Average rental revenue grew 7 percent year over year in the second quarter compared to the same quarter a year ago, according to the Baird/RER rental survey for the quarter. While a strong number, it fell below the approximately 9.5 percent upticks for the previous two quarters on a year-over-year basis. After declining from 10.6 percent in Q214 to 4.1 percent in Q415, during a period of commodity-related weakness, rental revenue growth has gradually improved though growth remained choppy.
Commentary from respondents noted strength in residential and non-residential construction along with oil and gas improvements. However, for the second consecutive quarter, several participants mentioned peak demand conditions.
The expectation for growth was less robust than the first-quarter survey. Respondents are expecting revenue to increase 7.4 percent in 2018, a considerably lower expectation than what was forecast after the first quarter.
A couple of selected comments:
- “Demand for rental units used in oil and gas has increased. We are seeing similar increased demand for our equipment used for infrastructure projects.”

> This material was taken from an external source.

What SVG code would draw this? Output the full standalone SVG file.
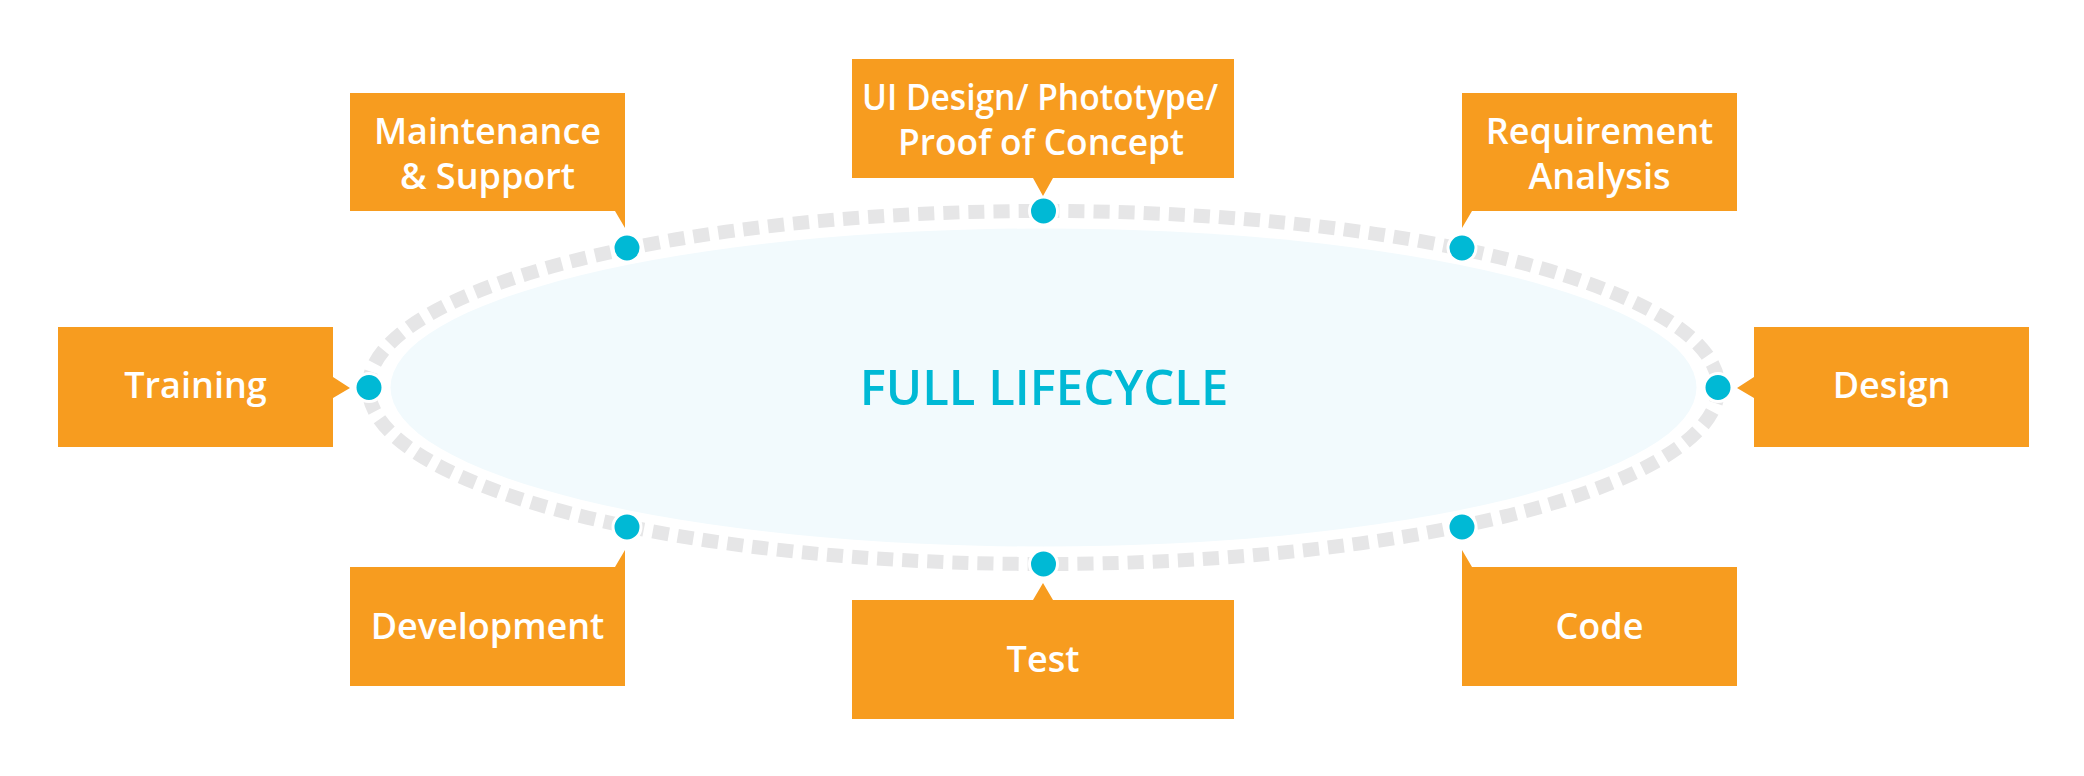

- “Nonresidential construction remains steady but likely peaking in 2019. (Local) market starting to slow slightly. All indicators of a late-cycle economy beginning to show as the growth trajectory begins to flatten.
The average rental rate growth was up 1.4 percent year over year, below the 3.8-percent growth last quarter. Smaller sized respondents highlighted increased pricing competition from larger firms more often than in prior surveys. Rate growth expectation also softened. Rental rates are expected to improve 2.1 percent in 2018, down from last quarter’s 4.8-percent expectation.
Numerous respondents commented on supply outweighing demand increasingly. “Increased utilization and demand but some markets and companies have increased fleet to a point that has also strained some of the rates,” said one respondent.
Fleet utilization was greater than 50 percent for the fourth straight quarter but down sequentially at 64.2 percent compared to 65.3 percent last quarter, and up from 53.6 percent in the second quarter of 2017. The utilization rate for access equipment, which accounts for 40 percent of survey revenue, increased to 66.9 percent from 63.9 percent in the second quarter last year, while the utilization rate for earthmoving equipment (31 percent of survey revenue) jumped to 65.9 percent from 57.2 percent in the second quarter of 2017.
Surprisingly, the cost of new equipment increased less sequentially than in previous quarters, respondents said, with growth in the cost of new units increasing 2.2 percent year over year compared to the previous quarter’s 4.1-percent year-over-year gain and at the low end of the multi-year 2- to 4-percent range.
With steel surcharges kicking in as a result of tariffs imposed by the Trump Administration, 61 percent of respondents have altered investment plans. Nineteen percent have accelerated equipment purchases while 42 percent will lower investment. Roughly half reported surcharges are originating primarily from domestic manufacturers with the res seeing surcharges applied more broadly.
Multiple respondents are mentioning lengthening lead times to acquire equipment. “The lead time to get equipment we need is long and causing us to lose rentals due to not having enough equipment,” one respondent said.
Despite initial enthusiasm because of tax reform, 86 percent of respondents reported not increasing fleet spending as a result of tax reform. Only 2 percent of those increasing spending are increasing spending more than 10 percent.